Granted, the satirist always runs the risk of being outpaced by current events. Colonel Jed Richards tells us he has “a half-dozen sentences, preselected by a NASA subcommittee on first utterances” for use the moment his boots hit Martian ground. This would be pitch-perfect comedy, if only the Chinese government hadn’t beaten Moody to the punch. In September 2008, the Shenzhuo 7 was still sitting on the launch pad when the Xinhua News Agency ran a story from two days hence, complete with the astronauts’ dialog during the as-yet-unrealized first Chinese space walk. But does this occurrence spoil Moody’s future world? Of course not. In fact, it would be perfectly natural for the future USA to use a dirty trick employed by China 17 years prior. (On the other hand, the recent Time cover story about an English-using bonobo makes this reader think the talking-chimp breakthrough will happen some time before 2026….)

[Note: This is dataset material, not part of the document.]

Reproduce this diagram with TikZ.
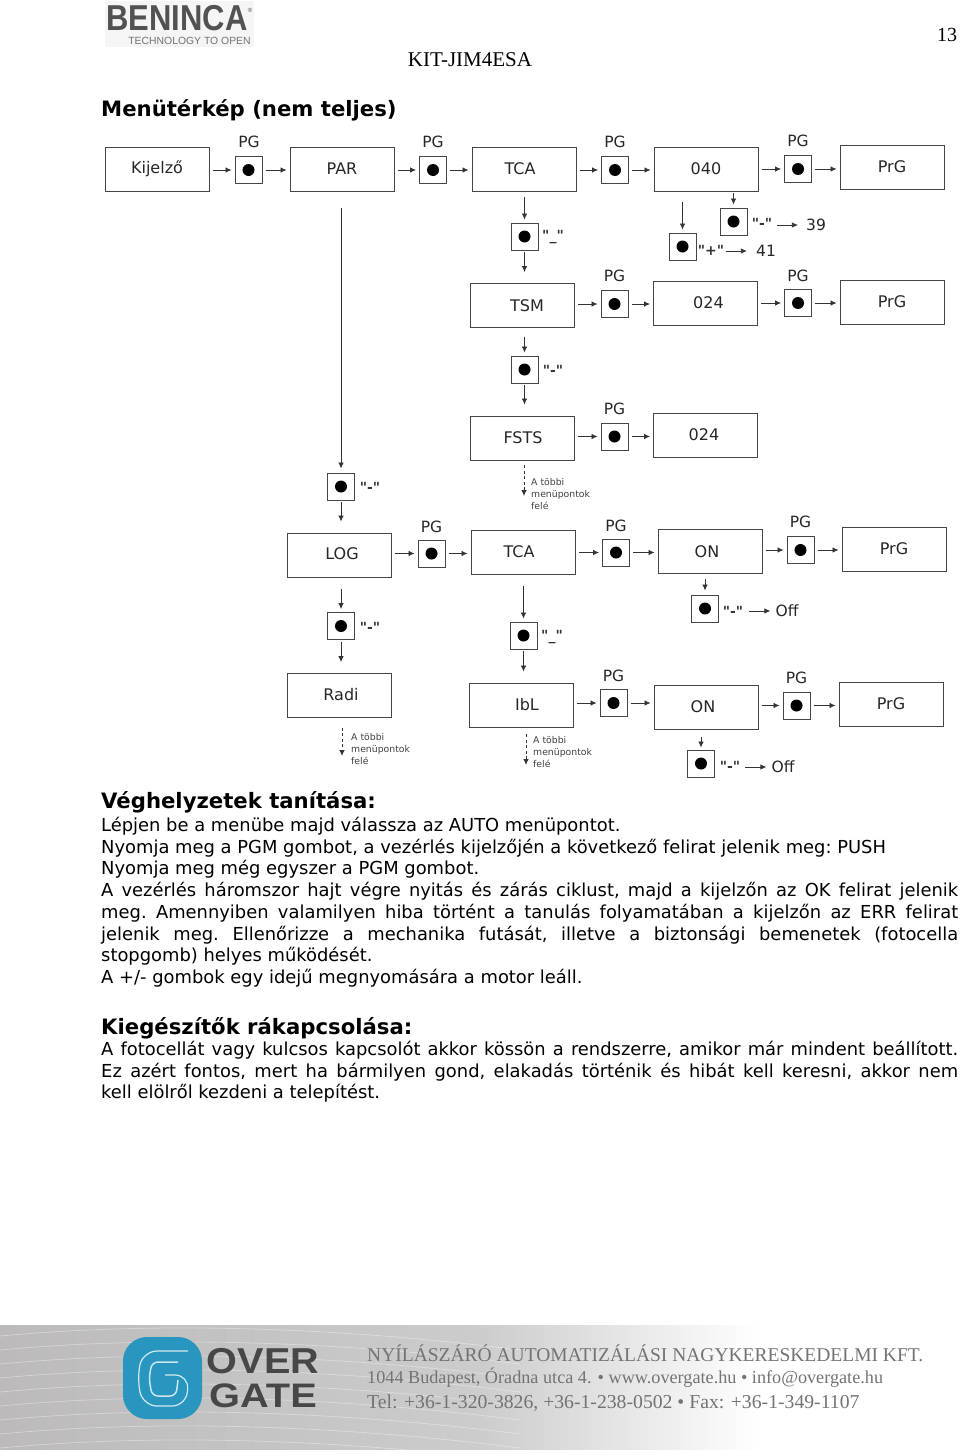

As Clancy Martin argues in The New York Times Book Review, this would make a finer comic novel if it were a bit less jokey. Moody has tons of wit, obviously, but when he’s just being witty, it tends to fall flat. When things are truly zany, like in the Burning Man-esque “omnium gatherum” set piece, or in the two excellent scenes of bad sex, the book is ecstatically funny. Which reminds me—I haven’t told you what I love about this book. I love the little idiosyncrasies that identify this work as pure Moody: words like hydrophobia, menarche, modality; the italics, for that matter; the first name Tara, and the surname Richards; I love the insistence on the superiority of Mexican Coke over domestic; the bitter reminder that the Mars mission originated from “a halfhearted boast by a less-than-mediocre president nearly a quarter century ago”; I especially love the extended stretches of parallel structure that should seem like a cheap trick by now, and would, were they not so damned great; and I love how Tyrone Duffy has improbably survived the upheavals of the near future to reemerge in Rio Blanco under an assumed, and awesomely ridiculous, name.
And I love that, as all great stories do, this one ends with a fireball in the sky. Spoiler alert.